Murder in the First is directed by Marc Rocco and written by Dan Gordon. It stars Kevin Bacon, Christian Slater, Gary Oldman, Embeth Davidtz, William H. Macy and R. Lee Ermey. Music is scored by Christopher Young and cinematography by Fred Murphy.
Slater stars as James Stamphill, an idealistic young attorney who is tasked with defending Alcatraz prisoner Henri Young (Bacon) who clearly murdered a fellow inmate. But what transpires is that Henri had just spent over three years in solitary confinement for attempting to escape the prison. It's evident, also, that Henri has been the subject of systematic violence perpetrated by sadistic Warden Milton Glenn (Oldman). Stamphill risks his career, and Henri's life, to put Alcatraz and the people in charge on trial.

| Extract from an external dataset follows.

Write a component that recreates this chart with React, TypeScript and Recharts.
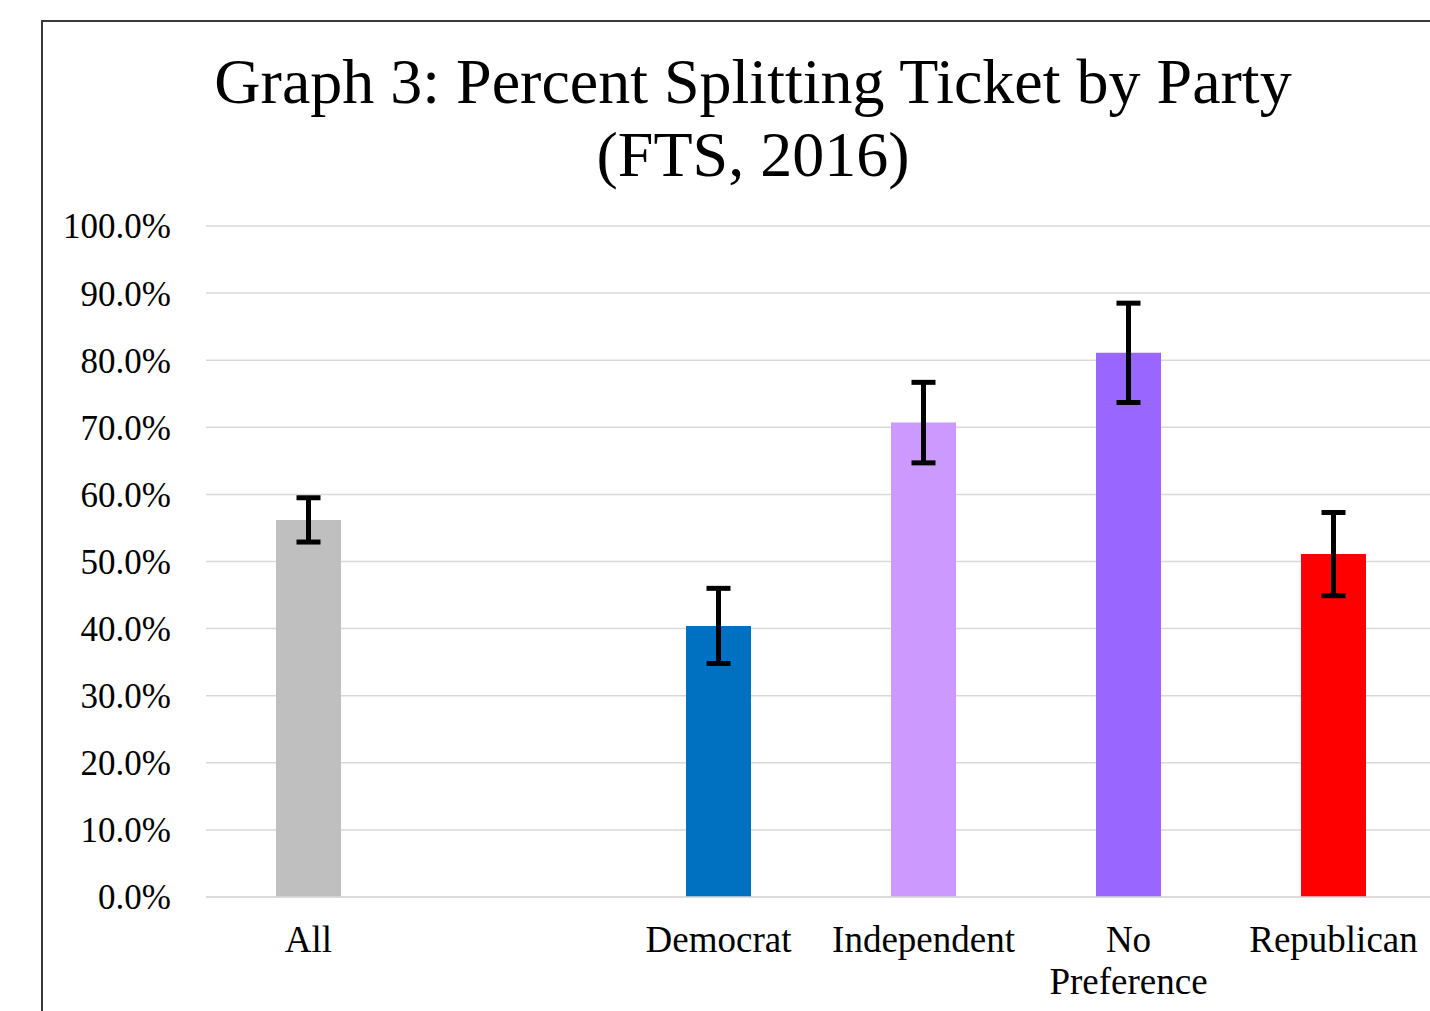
import React from 'react';
import { BarChart, Bar, XAxis, YAxis, CartesianGrid, ErrorBar, Cell } from 'recharts';

// Kategori, nilai, dan error bar (persen)
const categories = ['All', '', 'Democrat', 'Independent', 'No Preference', 'Republican'];
const values: (number | null)[] = [56.2, null, 40.4, 70.7, 81.1, 51.1];
const errors: (number | undefined)[] = [3.3, undefined, 5.6, 6.0, 7.4, 6.2];
const colors = ['#BFBFBF', '#FFFFFF', '#0070C0', '#CC99FF', '#9966FF', '#FF0000'];
const yTicks = [0, 10, 20, 30, 40, 50, 60, 70, 80, 90, 100];

const FONT = '"Liberation Serif", "Times New Roman", serif';

const data = categories.map((name, i) => ({
  name,
  value: values[i],
  err: errors[i],
}));

// Label sumbu X: label panjang dipecah jadi 2 baris (No Preference)
const XTick = (props: any) => {
  const { x, y, payload } = props;
  const label: string = payload.value ?? '';
  const lines = label.length > 12 ? label.split(' ') : [label];
  return (
    <text x={x} y={y + 26} textAnchor="middle" fontSize={37} fontFamily={FONT} fill="#000">
      {lines.map((ln, i) => (
        <tspan key={i} x={x} dy={i === 0 ? 0 : 42}>
          {ln}
        </tspan>
      ))}
    </text>
  );
};

export default function App() {
  return (
    <div style={{ position: 'absolute', left: 0, top: 0, width: 1430, height: 1011, overflow: 'hidden', background: '#fff' }}>
      {/* Bingkai chart */}
      <div style={{ position: 'absolute', left: 41, top: 20, width: 1500, height: 1100, border: '2px solid #3a3a3a', boxSizing: 'border-box' }} />

      {/* Judul */}
      <div
        style={{
          position: 'absolute',
          left: 103,
          top: 45,
          width: 1300,
          textAlign: 'center',
          fontFamily: FONT,
          fontSize: 64,
          lineHeight: '73px',
          color: '#000',
          whiteSpace: 'nowrap',
        }}
      >
        Graph 3: Percent Splitting Ticket by Party
        <br />
        (FTS, 2016)
      </div>

      <div style={{ position: 'absolute', left: 0, top: 0 }}>
        <BarChart
          width={1440}
          height={1011}
          data={data}
          margin={{ top: 226, right: 4, left: 0, bottom: 0 }}
        >
          <CartesianGrid vertical={false} stroke="#D9D9D9" strokeWidth={1.5} />
          <XAxis
            dataKey="name"
            tickLine={false}
            tickSize={0}
            tickMargin={29}
            axisLine={{ stroke: '#D9D9D9', strokeWidth: 1.5 }}
            tick={<XTick />}
            interval={0}
            height={114}
          />
          <YAxis
            width={206}
            domain={[0, 100]}
            ticks={yTicks}
            tickFormatter={(v) => `${Number(v).toFixed(1)}%`}
            axisLine={false}
            tickLine={false}
            tickSize={0}
            tickMargin={35}
            tick={{ fontSize: 35, fontFamily: FONT, fill: '#000' }}
            interval={0}
          />
          <Bar dataKey="value" barSize={65} isAnimationActive={false}>
            {data.map((d, i) => (
              <Cell key={d.name + i} fill={colors[i]} />
            ))}
            <ErrorBar dataKey="err" width={12} strokeWidth={5} stroke="#000" direction="y" />
          </Bar>
        </BarChart>
      </div>
    </div>
  );
}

Inspired by a true story, viewers should note that this is mostly a fictitious film. The truths are readily available on line so I will not waste space divulging the facts here. Suffice to say that Murder in the First is to be judged solely as a work of fiction. But what a film we get, a heart yanking, emotionally upsetting picture showcasing the evil that men do, filling out the narrative with alienation, cruelty, corruption and revenge driven murder. The dehumanising effects of prison abuse has never been so touchingly portrayed as it is here by Bacon, it's a haunting and vivid portrayal of a man pushed to the limits of sanity, a guy living in the dark recess of hell, struggling with every breath to come out into the light. An astonishing performance that once again in Bacon's career was ignored by his Academy peers.
Whilst high on emotional wallop, and some scenes really are tough to watch, the film falls shy of brilliance on account of standard fare for the courtroom sequences. Nothing bad but there's a dramatic thrust missing, and it's not Slater's fault, who is good at being sincere and humanist, the script doesn't provide enough thunder in the trial, in fact often it's too low key for its own good. We get a great snippet of what we are missing as Oldman (another great turn as a angry bastard) loses his cool, but more stomping, shouting and legal soul picking was needed.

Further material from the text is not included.